President Joe Biden’s U.S. Citizenship Act of 2021 will be introduced in Congress before the end of the week to enact Biden’s immigration reform, reports The New York Post.
According to the newspaper, sources familiar with the matter said its introduction is likely to take place on Thursday, although it emphasized that those involved are still in the planning process.
The effort to push the legislation through both houses of Congress is being led by Sen. Bob Menendez (D-NJ) and Rep. Linda Sanchez (D-Calif.).
The immigration reform itself will mirror some of the executive orders Biden signed in his first weeks in office.
Executive orders are legally binding and, as a result, are published in the Federal Register. Executive actions, by contrast, are more often symbolic efforts to bring about change.
Biden signed a record number of both during that time period, some of which included edicts on immigration.

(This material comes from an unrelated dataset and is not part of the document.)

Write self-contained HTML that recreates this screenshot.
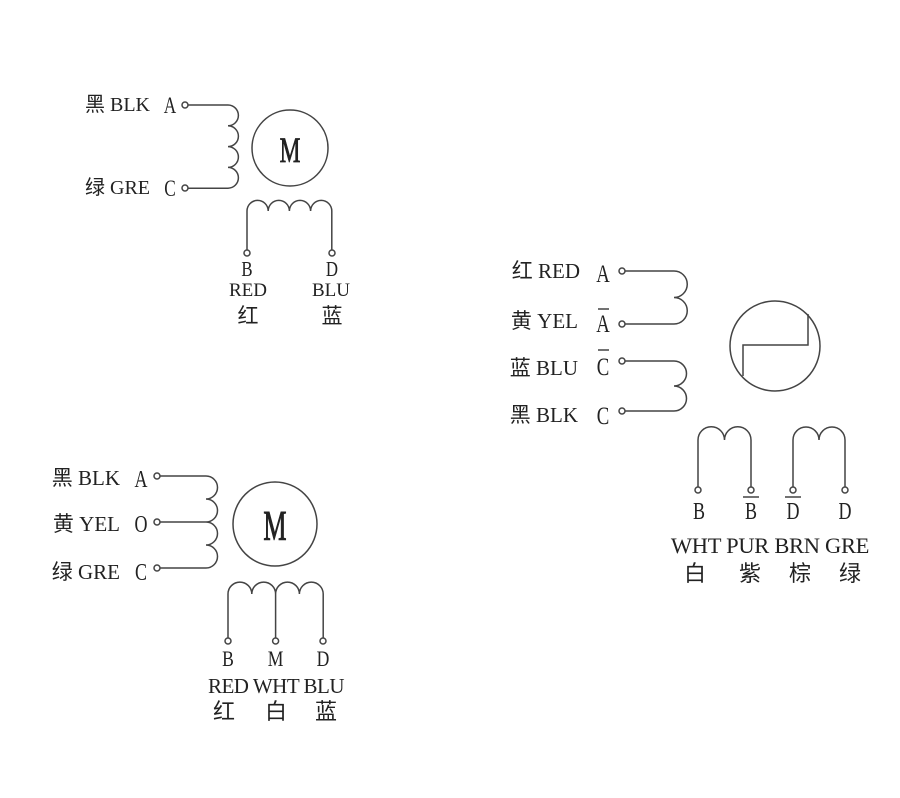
<!DOCTYPE html>
<html><head><meta charset="utf-8"><style>
html,body{margin:0;padding:0;background:#fff;}
svg{display:block}
text{font-family:"Liberation Serif","Noto Serif CJK SC",serif;fill:#222;}
.cj{font-family:"Liberation Serif","Noto Sans CJK SC",sans-serif;}
</style></head><body>
<svg width="900" height="798" viewBox="0 0 900 798" xmlns="http://www.w3.org/2000/svg">
<g fill="none" stroke="#444" stroke-width="1.5">
<!-- Diagram 1 -->
<path d="M188 105 H228 a10.4 10.4 0 0 1 0 20.8 a10.4 10.4 0 0 1 0 20.8 a10.4 10.4 0 0 1 0 20.8 a10.4 10.4 0 0 1 0 20.8 H188"/>
<circle cx="185" cy="105" r="3"/><circle cx="185" cy="188" r="3"/>
<circle cx="290" cy="148" r="38"/>
<path d="M247 250 V211 a10.6 10.6 0 0 1 21.2 0 a10.6 10.6 0 0 1 21.2 0 a10.6 10.6 0 0 1 21.2 0 a10.6 10.6 0 0 1 21.2 0 V250"/>
<circle cx="247" cy="253" r="3"/><circle cx="332" cy="253" r="3"/>
<!-- Diagram 3 -->
<path d="M160 476 H206 a11.5 11.5 0 0 1 0 23 a11.5 11.5 0 0 1 0 23 a11.5 11.5 0 0 1 0 23 a11.5 11.5 0 0 1 0 23 H160 M160 522 H206"/>
<circle cx="157" cy="476" r="3"/><circle cx="157" cy="522" r="3"/><circle cx="157" cy="568" r="3"/>
<circle cx="275" cy="524" r="42"/>
<path d="M228 638 V594 a11.9 11.9 0 0 1 23.8 0 a11.9 11.9 0 0 1 23.8 0 a11.9 11.9 0 0 1 23.8 0 a11.9 11.9 0 0 1 23.8 0 V638 M275.6 594 V638"/>
<circle cx="228" cy="641" r="3"/><circle cx="275.6" cy="641" r="3"/><circle cx="323" cy="641" r="3"/>
<!-- Diagram 2 -->
<path d="M625 271 H674 a13.25 13.25 0 0 1 0 26.5 a13.25 13.25 0 0 1 0 26.5 H625"/>
<path d="M625 361 H674 a12.5 12.5 0 0 1 0 25 a12.5 12.5 0 0 1 0 25 H625"/>
<circle cx="622" cy="271" r="3"/><circle cx="622" cy="324" r="3"/><circle cx="622" cy="361" r="3"/><circle cx="622" cy="411" r="3"/>
<circle cx="775" cy="346" r="45"/>
<path d="M743 376 V345 H808 V314"/>
<path d="M698 487 V440 a13.25 13.25 0 0 1 26.5 0 a13.25 13.25 0 0 1 26.5 0 V487"/>
<path d="M793 487 V440 a13 13 0 0 1 26 0 a13 13 0 0 1 26 0 V487"/>
<circle cx="698" cy="490" r="3"/><circle cx="751" cy="490" r="3"/><circle cx="793" cy="490" r="3"/><circle cx="845" cy="490" r="3"/>
<path d="M743 497 H759 M785 497 H801"/>
<path d="M598 309 H609 M598 350 H609"/>
</g>
<g font-size="17">
<!-- Diagram 1 labels -->
<text x="150" y="111" text-anchor="end" class="cj" font-size="20">黑 BLK</text>
<text x="170" y="113" text-anchor="middle" transform="translate(170 0) scale(0.75 1) translate(-170 0)" font-size="23">A</text>
<text x="150" y="194" text-anchor="end" class="cj" font-size="20">绿 GRE</text>
<text x="170" y="196" text-anchor="middle" transform="translate(170 0) scale(0.75 1) translate(-170 0)" font-size="23">C</text>
<text x="290" y="162" text-anchor="middle" font-size="36" stroke="#222" stroke-width="0.8" transform="translate(290 0) scale(0.65 1) translate(-290 0)">M</text>
<text x="247" y="276" text-anchor="middle" font-size="21" transform="translate(247 0) scale(0.8 1) translate(-247 0)">B</text>
<text x="332" y="276" text-anchor="middle" font-size="21" transform="translate(332 0) scale(0.8 1) translate(-332 0)">D</text>
<text x="248" y="296" text-anchor="middle" font-size="19">RED</text>
<text x="331" y="296" text-anchor="middle" font-size="19">BLU</text>
<text x="248" y="323" text-anchor="middle" class="cj" font-size="21">红</text>
<text x="332" y="323" text-anchor="middle" class="cj" font-size="21">蓝</text>
<!-- Diagram 3 labels -->
<text x="120" y="485" text-anchor="end" class="cj" font-size="21">黑 BLK</text>
<text x="141" y="487" text-anchor="middle" font-size="24" transform="translate(141 0) scale(0.75 1) translate(-141 0)">A</text>
<text x="120" y="531" text-anchor="end" class="cj" font-size="21">黄 YEL</text>
<text x="141" y="532" text-anchor="middle" font-size="24" transform="translate(141 0) scale(0.75 1) translate(-141 0)">O</text>
<text x="120" y="579" text-anchor="end" class="cj" font-size="21">绿 GRE</text>
<text x="141" y="580" text-anchor="middle" font-size="24" transform="translate(141 0) scale(0.75 1) translate(-141 0)">C</text>
<text x="275" y="540" text-anchor="middle" font-size="42" stroke="#222" stroke-width="0.9" transform="translate(275 0) scale(0.62 1) translate(-275 0)">M</text>
<text x="228" y="666" text-anchor="middle" font-size="22" transform="translate(228 0) scale(0.8 1) translate(-228 0)">B</text>
<text x="275.6" y="666" text-anchor="middle" font-size="22" transform="translate(275.6 0) scale(0.8 1) translate(-275.6 0)">M</text>
<text x="323" y="666" text-anchor="middle" font-size="22" transform="translate(323 0) scale(0.8 1) translate(-323 0)">D</text>
<text x="276" y="693" text-anchor="middle" font-size="21" letter-spacing="-0.5">RED WHT BLU</text>
<text x="224" y="719" text-anchor="middle" class="cj" font-size="22">红</text>
<text x="276" y="719" text-anchor="middle" class="cj" font-size="22">白</text>
<text x="326" y="719" text-anchor="middle" class="cj" font-size="22">蓝</text>
<!-- Diagram 2 labels -->
<text x="580" y="278" text-anchor="end" class="cj" font-size="21">红 RED</text>
<text x="603" y="282" text-anchor="middle" font-size="25" transform="translate(603 0) scale(0.75 1) translate(-603 0)">A</text>
<text x="578" y="328" text-anchor="end" class="cj" font-size="21">黄 YEL</text>
<text x="603" y="332" text-anchor="middle" font-size="25" transform="translate(603 0) scale(0.75 1) translate(-603 0)">A</text>
<text x="578" y="375" text-anchor="end" class="cj" font-size="21">蓝 BLU</text>
<text x="603" y="375" text-anchor="middle" font-size="25" transform="translate(603 0) scale(0.75 1) translate(-603 0)">C</text>
<text x="578" y="422" text-anchor="end" class="cj" font-size="21">黑 BLK</text>
<text x="603" y="424" text-anchor="middle" font-size="25" transform="translate(603 0) scale(0.75 1) translate(-603 0)">C</text>
<text x="699" y="519" text-anchor="middle" font-size="24" transform="translate(699 0) scale(0.75 1) translate(-699 0)">B</text>
<text x="751" y="519" text-anchor="middle" font-size="24" transform="translate(751 0) scale(0.75 1) translate(-751 0)">B</text>
<text x="793" y="519" text-anchor="middle" font-size="24" transform="translate(793 0) scale(0.75 1) translate(-793 0)">D</text>
<text x="845" y="519" text-anchor="middle" font-size="24" transform="translate(845 0) scale(0.75 1) translate(-845 0)">D</text>
<text x="770" y="553" text-anchor="middle" font-size="22.5" letter-spacing="-0.3">WHT PUR BRN GRE</text>
<text x="695" y="581" text-anchor="middle" class="cj" font-size="22">白</text>
<text x="750" y="581" text-anchor="middle" class="cj" font-size="22">紫</text>
<text x="800" y="581" text-anchor="middle" class="cj" font-size="22">棕</text>
<text x="850" y="581" text-anchor="middle" class="cj" font-size="22">绿</text>
</g>
</svg>
</body></html>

One of his actions called on Congress to grant permanent status to “Dreamers” as part of the Obama-era Deferred Action for Childhood Arrivals program, which former President Donald Trump challenged in court.
His legislative proposal, as a result, will include an earned path to citizenship for more than half a million Dreamers.
For the ambitious immigration plan to pass, it must have the House of Representatives’ backing, although it will require at least 60 out of 100 votes in the Senate unless it simultaneously votses to do away with the filibuster.